Now let us understand various terminologies for Banks
Net Interest Income (NII): This is the spread the bank makes on its lending. It is calculated as Interest Income – Interest Expended
Net Interest Margin (NIM): This is the spread the bank makes on its lending. It is the earning which is left after deducting the cost paid to depositors from its yields on Loans. This is denoted in % terms. The formula is Yield on Loans – Cost of funds
Capital Adequacy Ratio (CAR): The capital adequacy ratio (CAR) is a measure of a bank's available capital expressed as a percentage of a bank's risk-weighted credit exposures. Essentially, it is the Capital that is available to lend.
Tier I Capital – In simple words this capital is freely available with the bank to lend out.
Tier II Capital- This is the capital tied up somewhere and is less freely available to lend. In case of an adverse event, the bank can use this capital to lend.
Under Basel III norms, a bank’s tier 1+tier 2 capital must be a minimum of 8% of its risk-weighted holdings. The minimum capital adequacy ratio, also including the capital conservation buffer, is 10.5%.
Current Account Saving Account (CASA)- There is no interest paid on the Current Account and a small interest rate is paid on a savings account.

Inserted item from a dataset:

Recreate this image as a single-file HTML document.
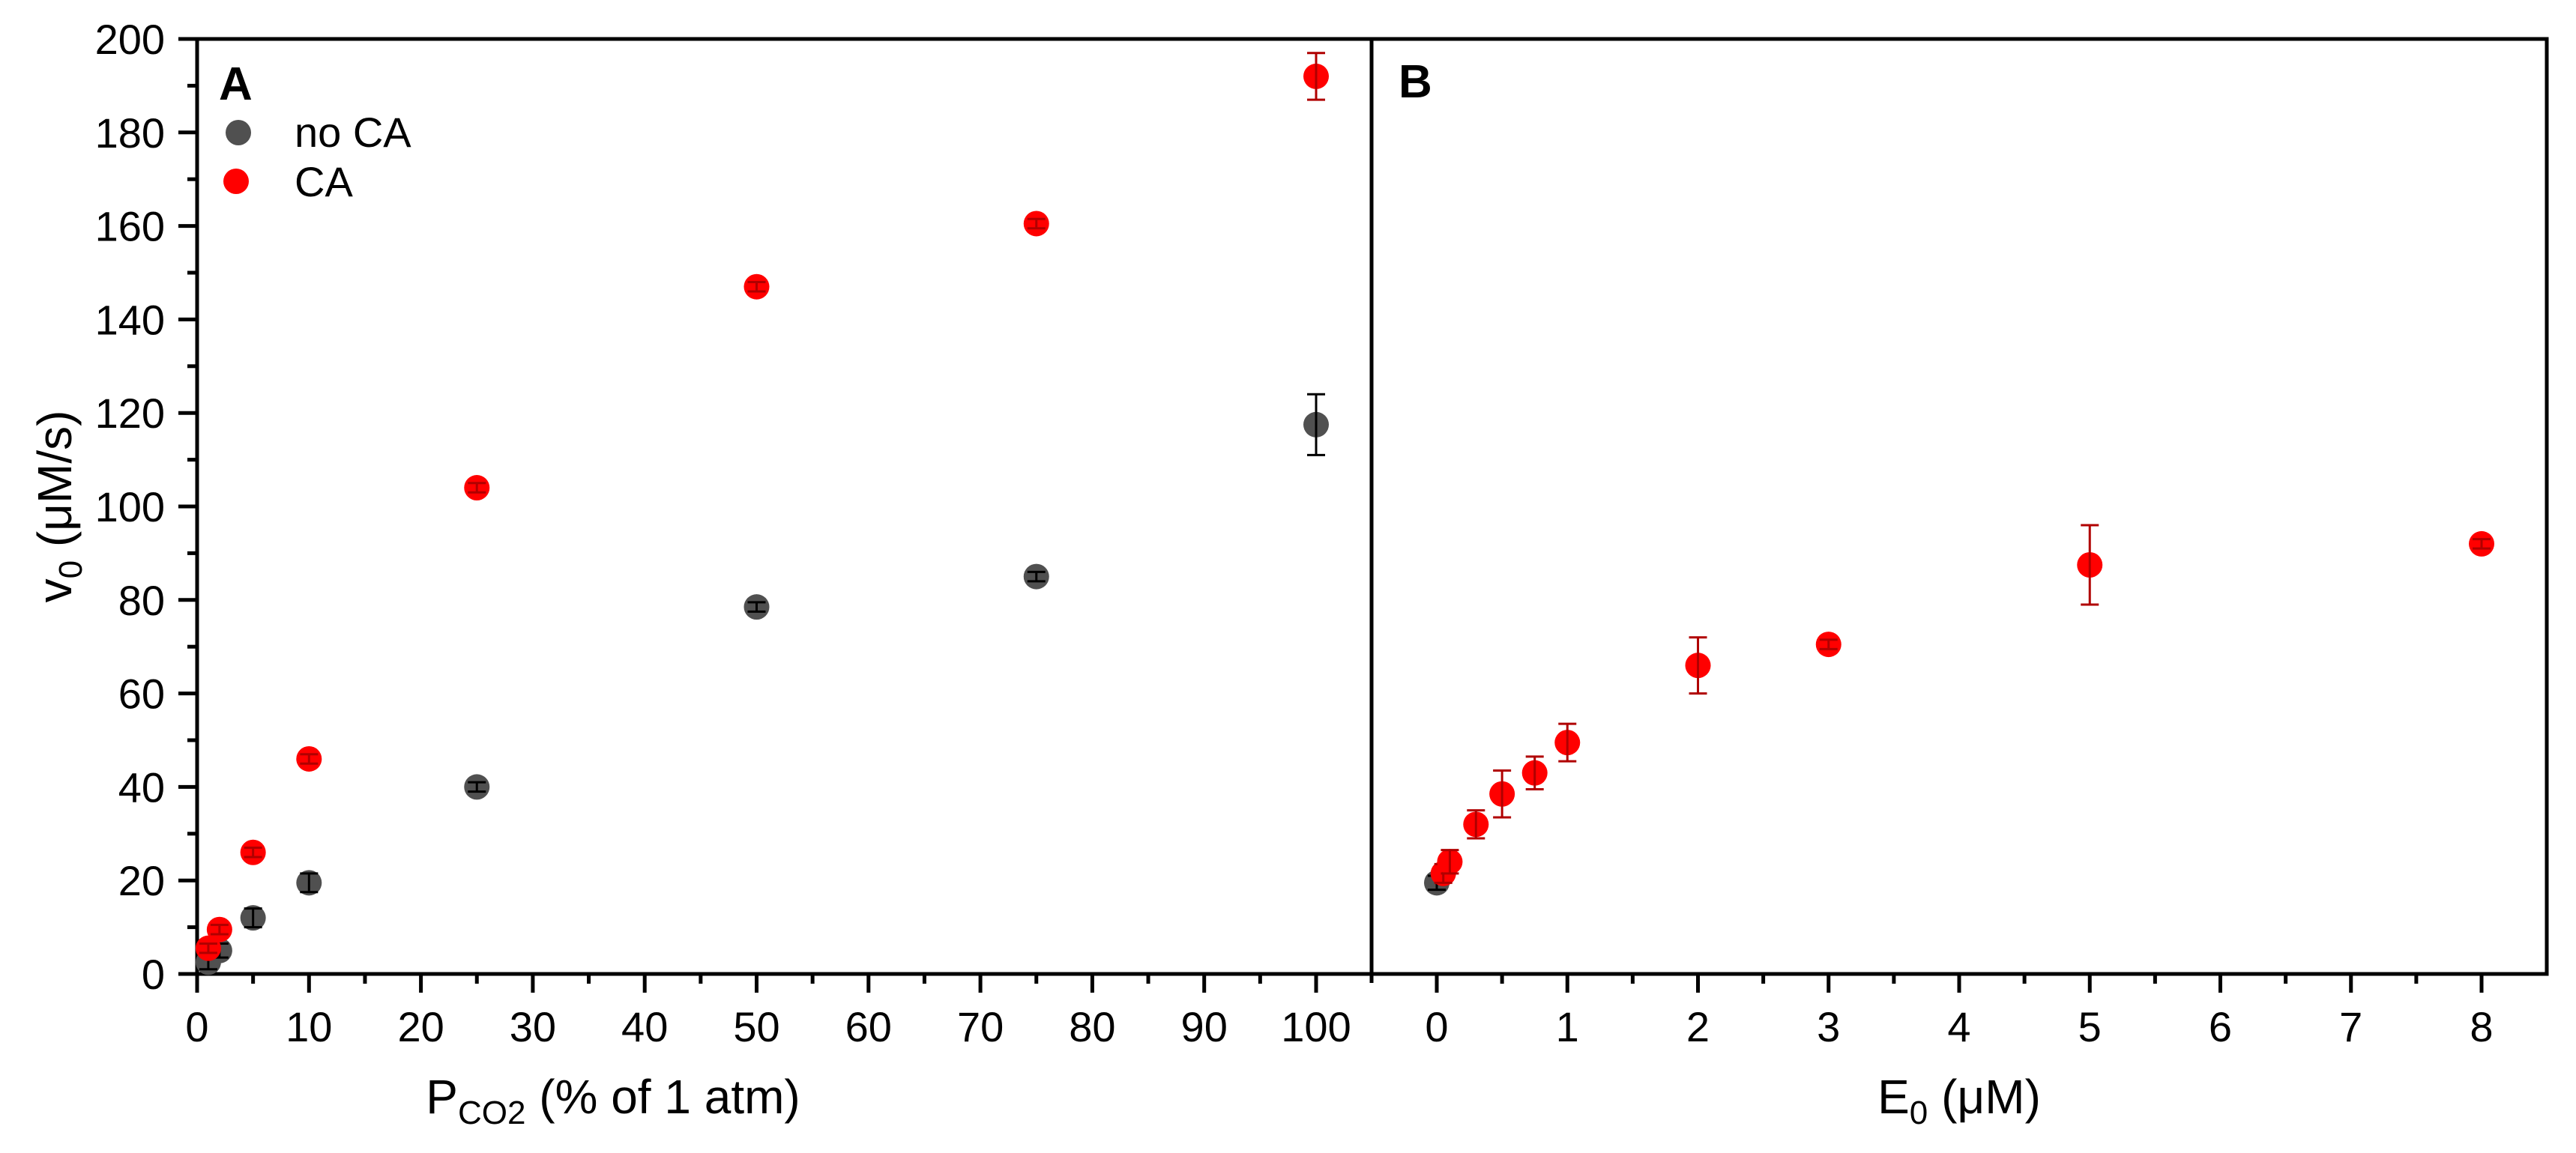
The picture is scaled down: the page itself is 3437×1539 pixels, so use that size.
<!DOCTYPE html>
<html><head><meta charset="utf-8"><style>
html,body{margin:0;padding:0;background:#fff}
svg{display:block;font-family:"Liberation Sans",Arial,sans-serif}
</style></head><body>
<svg id="chart" width="3437" height="1539" viewBox="0 0 3437 1539" xmlns="http://www.w3.org/2000/svg">
<g id="layer"></g>
</svg>
<script>
// Panel A data
const aNoCaX = [1, 2, 5, 10, 25, 50, 75, 100];
const aNoCaY = [2.5, 5, 12, 19.5, 40, 78.5, 85, 117.5];
const aNoCaErr = [1.5, 1.5, 2, 2, 1, 1, 1, 6.5];
const aCaX = [1, 2, 5, 10, 25, 50, 75, 100];
const aCaY = [5.5, 9.5, 26, 46, 104, 147, 160.5, 192];
const aCaErr = [1, 1, 1, 1, 1, 1, 1, 5];
// Panel B data
const bNoCaX = [0];
const bNoCaY = [19.5];
const bNoCaErr = [1.5];
const bCaX = [0.05, 0.1, 0.3, 0.5, 0.75, 1, 2, 3, 5, 8];
const bCaY = [21.5, 24, 32, 38.5, 43, 49.5, 66, 70.5, 87.5, 92];
const bCaErr = [2, 2.5, 3, 5, 3.5, 4, 6, 1, 8.5, 1];
// Tick labels
const aXTicks = [0, 10, 20, 30, 40, 50, 60, 70, 80, 90, 100];
const bXTicks = [0, 1, 2, 3, 4, 5, 6, 7, 8];
const yTicks = [0, 20, 40, 60, 80, 100, 120, 140, 160, 180, 200];

const NS = 'http://www.w3.org/2000/svg';
const L = document.getElementById('layer');
function mk(tag, attrs, parent) {
  const e = document.createElementNS(NS, tag);
  for (const k in attrs) e.setAttribute(k, attrs[k]);
  (parent || L).appendChild(e);
  return e;
}
const plotTop = 52, plotBot = 1300;
const yS = v => plotBot - (v / 200) * (plotBot - plotTop);
const ax = v => 263 + (v / 100) * (1756 - 263);
const bx = v => 1917 + (v / 8) * (3311 - 1917);

// frame
let fr = mk('rect', {x: 263, y: plotTop, width: 3398 - 263, height: plotBot - plotTop, fill: 'none', stroke: '#000', 'stroke-width': 5});


let dv = mk('line', {x1: 1830, y1: plotTop, x2: 1830, y2: plotBot + 12, stroke: '#000', 'stroke-width': 5});



// y ticks
for (let v = 0; v <= 200; v += 10) {
  const major = v % 20 === 0;
  const t = mk('line', {x1: 263, x2: 263 - (major ? 25 : 13), y1: yS(v), y2: yS(v), stroke: '#000', 'stroke-width': 5});
  
  
}
yTicks.forEach(v => {
  const t = mk('text', {x: 220, y: yS(v) + 20, 'font-size': 56, 'text-anchor': 'end', fill: '#000'});
  t.textContent = v;
  
  
});
// A x ticks
for (let v = 0; v <= 100; v += 5) {
  const major = v % 10 === 0;
  const t = mk('line', {x1: ax(v), x2: ax(v), y1: plotBot, y2: plotBot + (major ? 25 : 13), stroke: '#000', 'stroke-width': 5});
  
  
}
aXTicks.forEach(v => {
  const t = mk('text', {x: ax(v), y: 1390, 'font-size': 56, 'text-anchor': 'middle'});
  t.textContent = v;
  
  
});
// B x ticks
for (let v = 0; v <= 8.001; v += 0.5) {
  const major = Math.abs(v - Math.round(v)) < 1e-6;
  const t = mk('line', {x1: bx(v), x2: bx(v), y1: plotBot, y2: plotBot + (major ? 25 : 13), stroke: '#000', 'stroke-width': 5});
  
  
}
bXTicks.forEach(v => {
  const t = mk('text', {x: bx(v), y: 1390, 'font-size': 56, 'text-anchor': 'middle'});
  t.textContent = v;
  
  
});

function series(xs, ys, es, xf, color, ecolor, name) {
  xs.forEach((x, i) => {
    const cx = xf(x), cy = yS(ys[i]);
    const c = mk('circle', {cx: cx, cy: cy, r: 17, fill: color});
    
    
    const y1 = yS(ys[i] + es[i]), y2 = yS(ys[i] - es[i]);
    const e = mk('path', {d: `M${cx},${y1}V${y2}M${cx - 12},${y1}H${cx + 12}M${cx - 12},${y2}H${cx + 12}`, stroke: ecolor, 'stroke-width': 3, fill: 'none'});
    
    
  });
}
series(aNoCaX, aNoCaY, aNoCaErr, ax, '#505050', '#000', 'a-no-ca');
series(aCaX, aCaY, aCaErr, ax, '#ff0000', '#b00000', 'a-ca');
series(bNoCaX, bNoCaY, bNoCaErr, bx, '#505050', '#000', 'b-no-ca');
series(bCaX, bCaY, bCaErr, bx, '#ff0000', '#b00000', 'b-ca');

// panel labels
let pa = mk('text', {x: 292, y: 133, 'font-size': 62, 'font-weight': 'bold'}); pa.textContent = 'A';


let pb = mk('text', {x: 1866, y: 130, 'font-size': 62, 'font-weight': 'bold'}); pb.textContent = 'B';



// legend
let l1 = mk('circle', {cx: 318, cy: 177, r: 17, fill: '#505050'});


let l1t = mk('text', {x: 393, y: 196, 'font-size': 56}); l1t.textContent = 'no CA';


let l2 = mk('circle', {cx: 315, cy: 242, r: 17, fill: '#ff0000'});


let l2t = mk('text', {x: 393, y: 262, 'font-size': 56}); l2t.textContent = 'CA';



// axis titles
let yt = mk('text', {x: 0, y: 0, 'font-size': 64, 'text-anchor': 'middle', transform: 'translate(95,676) rotate(-90)'});
yt.innerHTML = 'v<tspan font-size="44" dy="14">0</tspan><tspan dy="-14"> (μM/s)</tspan>';


let xa = mk('text', {x: 818, y: 1486, 'font-size': 64, 'text-anchor': 'middle'});
xa.innerHTML = 'P<tspan font-size="44" dy="14">CO2</tspan><tspan dy="-14"> (% of 1 atm)</tspan>';


let xb = mk('text', {x: 2614, y: 1486, 'font-size': 64, 'text-anchor': 'middle'});
xb.innerHTML = 'E<tspan font-size="44" dy="14">0</tspan><tspan dy="-14"> (μM)</tspan>';


</script>
</body></html>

The combination of both is called CASA which shows the liabilities of the bank on which it pays relatively less interest.
Deposits: Bank deposits are a savings product that customers can use to hold an amount of money at a bank for a specified length of time. In return, the financial institution will pay the customer the relevant amount of interest, based on how much they choose to deposit and for how long.
Now let us come to NPA.
Gross NPA (GNPA): It is the total loans on which no payment has been paid for 90 days or more. GNPA % is usually shown in each Bank’s quarterly results. The percentage is basically the GNPA amount as a % of the total advances.
Slippages: Slippages denote the fresh amount of loans that have turned bad in a year. The slippage ratio of a bank is calculated as Fresh accretion of NPAs during the year /Total standard assets at the beginning of the year multiplied by 100.
Provisioning Coverage Ratio (PCR): This is the ratio of provisioning to GNPA and indicates the extent of funds a bank has kept aside to cover loan losses. For Instance, a company has GNPAs of Rs 100 and they have set aside 50 Rs, then the PCR is 50%.
Net NPA (NNPA): The total figure left after deducting provisions made for bad loans from GNPA.
(GNPA – Provisions+upgrades/writeoffs = NNPA)
Special Mention Account (SMA)
SMA-0 is a category in which stress with respect to the principal and interest has remained overdue for a period of 0 to 30 days.
SMA-1 is a category in which stress with respect to the principal and interest has remained overdue for a period of 30-60 days.
SMA-2 is a category in which stress with respect to the principal and interest has remained overdue for a period of 60-90 days.